David M. Crowe presents research on international law

One of Elon University's top scholars shared new work this fall into the evolution of Nazi laws that stripped Jews of their possessions during Hitler's reign and of the first genocide trials conducted after World War II.

Elon University Professor David M. Crowe, who holds joint appointments in the Elon University School of Law and the Department of History and Geography, made two presentations this fall at conferences in Boston and Kansas City.

Crowe delivered a paper titled “Plunder and Theft of Jewish Property in the General Government” at an invitation-only conference sponsored by the Elie Wiesel Center for Judaic Studies at Boston University.

Crowe’s paper dealt with the evolution of Nazi laws and decrees in the General Government (that part of Poland created to be Germany’s “racial laboratory” and site of four of its six death camps) that stripped 2 million Jews of all property and possessions. He discussed each of these laws and decrees and concluded with a look at unsuccessful efforts by Jews to recover such property and/or restitution for such losses in post-1989 Poland.

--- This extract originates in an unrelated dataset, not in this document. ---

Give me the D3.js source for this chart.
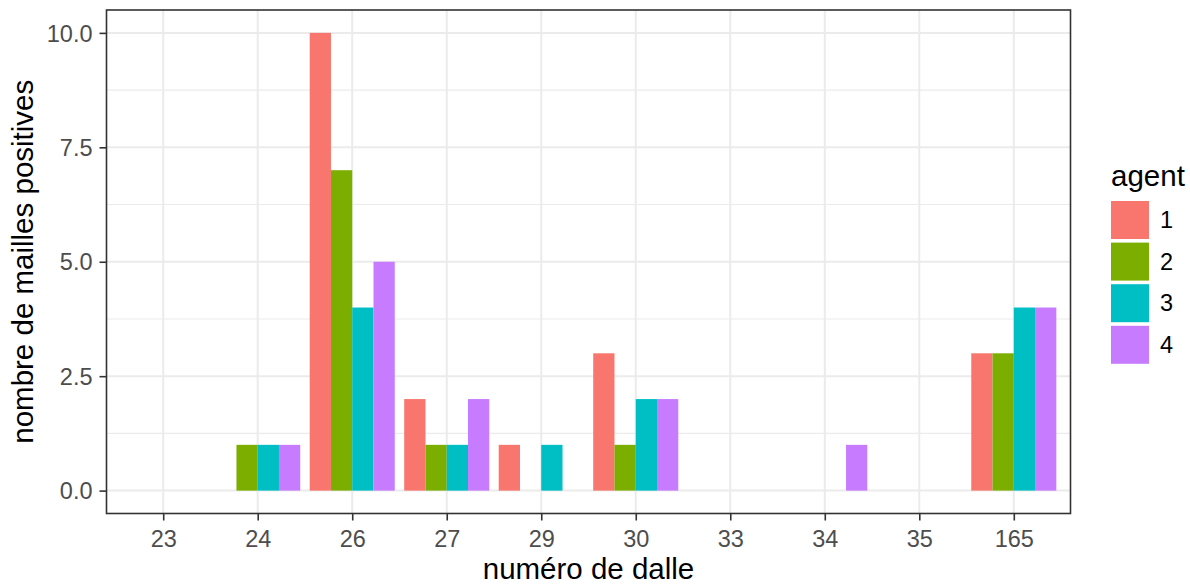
<!DOCTYPE html>
<html>
<head>
<meta charset="utf-8">
<script src="https://cdn.jsdelivr.net/npm/d3@7"></script>
<style>
  html, body { margin: 0; padding: 0; background: #fff; }
  svg { display: block; font-family: "Liberation Sans", Arial, sans-serif; }
</style>
</head>
<body>
<svg id="chart" width="1190" height="586"></svg>
<script>
// ---- data ----
const categories = ["23", "24", "26", "27", "29", "30", "33", "34", "35", "165"];
const agents = ["1", "2", "3", "4"];
const agent1 = [0, 0, 10, 2, 1, 3, 0, 0, 0, 3];
const agent2 = [0, 1, 7, 1, 0, 1, 0, 0, 0, 3];
const agent3 = [0, 1, 4, 1, 1, 2, 0, 0, 0, 4];
const agent4 = [0, 1, 5, 2, 0, 2, 0, 1, 0, 4];
const agentColors = ["#F8766D", "#7CAE00", "#00BFC4", "#C77CFF"];
const yTicks = [0, 2.5, 5, 7.5, 10];
const yMinor = [1.25, 3.75, 6.25, 8.75];
const xTitle = "numéro de dalle";
const yTitle = "nombre de mailles positives";
const legendTitle = "agent";

const series = [agent1, agent2, agent3, agent4];
const rows = [];
categories.forEach((c, i) => {
  agents.forEach((a, j) => rows.push({ cat: c, agent: a, value: series[j][i] }));
});

// ---- layout ----
const svg = d3.select("#chart");
const P = { left: 106.5, top: 10, right: 1070.5, bottom: 513.5 };

const x = d3.scalePoint().domain(categories).range([P.left, P.right]).padding(0.6);
const step = x.step();
const xSub = d3.scaleBand().domain(agents).range([-0.45 * step, 0.45 * step]).padding(0);
const y = d3.scaleLinear().domain([-0.5, 10.5]).range([P.bottom, P.top]);
const color = d3.scaleOrdinal().domain(agents).range(agentColors);

// panel background
svg.append("rect").attr("x", P.left).attr("y", P.top)
  .attr("width", P.right - P.left).attr("height", P.bottom - P.top).attr("fill", "#fff");

// grid
const grid = svg.append("g");
grid.selectAll(".ymin").data(yMinor).join("line")
  .attr("x1", P.left).attr("x2", P.right)
  .attr("y1", d => y(d)).attr("y2", d => y(d))
  .attr("stroke", "#EBEBEB").attr("stroke-width", 1.1);
grid.selectAll(".ymaj").data(yTicks).join("line")
  .attr("x1", P.left).attr("x2", P.right)
  .attr("y1", d => y(d)).attr("y2", d => y(d))
  .attr("stroke", "#EBEBEB").attr("stroke-width", 2);
grid.selectAll(".xmaj").data(categories).join("line")
  .attr("y1", P.top).attr("y2", P.bottom)
  .attr("x1", d => x(d)).attr("x2", d => x(d))
  .attr("stroke", "#EBEBEB").attr("stroke-width", 2);

// bars
svg.append("g").selectAll("rect").data(rows.filter(r => r.value > 0)).join("rect")
  .attr("x", d => x(d.cat) + xSub(d.agent))
  .attr("width", xSub.bandwidth())
  .attr("y", d => y(d.value))
  .attr("height", d => y(0) - y(d.value))
  .attr("fill", d => color(d.agent));

// panel border
svg.append("rect").attr("x", P.left).attr("y", P.top)
  .attr("width", P.right - P.left).attr("height", P.bottom - P.top)
  .attr("fill", "none").attr("stroke", "#333333").attr("stroke-width", 1.6);

// axes
const yAxis = d3.axisLeft(y).tickValues(yTicks).tickFormat(d3.format(".1f")).tickSize(7).tickPadding(7);
const gy = svg.append("g").attr("transform", `translate(${P.left},0)`).call(yAxis);
const xAxis = d3.axisBottom(x).tickSize(7).tickPadding(9.5);
const gx = svg.append("g").attr("transform", `translate(0,${P.bottom})`).call(xAxis);
[gx, gy].forEach(g => {
  g.select(".domain").remove();
  g.selectAll(".tick line").attr("stroke", "#333333").attr("stroke-width", 1.6);
  g.selectAll(".tick text").attr("fill", "#4D4D4D").style("font-size", "23.5px")
    .style("font-family", "'Liberation Sans', Arial, sans-serif");
});
gy.selectAll(".tick text").attr("dy", "0.35em");
gx.selectAll(".tick text").attr("dy", "0.71em");

// axis titles
svg.append("text").attr("x", (P.left + P.right) / 2).attr("y", 579)
  .attr("text-anchor", "middle").attr("fill", "#000").style("font-size", "29.5px")
  .text(xTitle);
svg.append("text")
  .attr("transform", `translate(33,${(P.top + P.bottom) / 2}) rotate(-90)`)
  .attr("text-anchor", "middle").attr("fill", "#000").style("font-size", "29.5px")
  .text(yTitle);

// legend
const lg = svg.append("g");
lg.append("text").attr("x", 1111).attr("y", 186).attr("fill", "#000")
  .style("font-size", "29.5px").text(legendTitle);
const keyTop = 201, keyStep = 41.6, keySize = 38;
agents.forEach((a, i) => {
  lg.append("rect").attr("x", 1111).attr("y", keyTop + i * keyStep)
    .attr("width", keySize).attr("height", keySize).attr("fill", color(a));
  lg.append("text").attr("x", 1160).attr("y", keyTop + i * keyStep + keySize / 2)
    .attr("dy", "0.35em").attr("fill", "#000").style("font-size", "23.5px").text(a);
});
</script>
</body>
</html>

Crowe also delivered a paper at the 38th annual conference of the German Studies Association titled “The First Genocide Trials in History: Poland v. Artur Greiser and Amon Goeth.” Crowe based his paper on research he conducted in Poland last summer on both trials.

Genocide was a term coined and defined by a Polish-Jewish lawyer, Rafal Lemkin, in his Axis Rule in Occupied Europe (1944). This led to the United Nations’ passage of the Genocide Convention in 1948 in an effort to provide the world with a legal definition of what is internationally acknowledged as the “crimes of crimes.”

It is generally thought that it would be another four decades plus before genocide was used as a charge in international trials before the ICTR and the ICTY. Crowe’s research, however, notes that in 1946, Polish prosecutors were the first to use the charge of genocide in a series of trials involving extradited German war criminals.

The reason was simple. Lemkin, who practiced law in Poland until 1939, knew and worked with several of the Polish prosecutors and judges involved in these trials. They used Lemkin’s definition of genocide because they thought it was a more appropriate legal definition of the crimes committed by these alleged German war criminals than the traditional charge of crimes against humanity.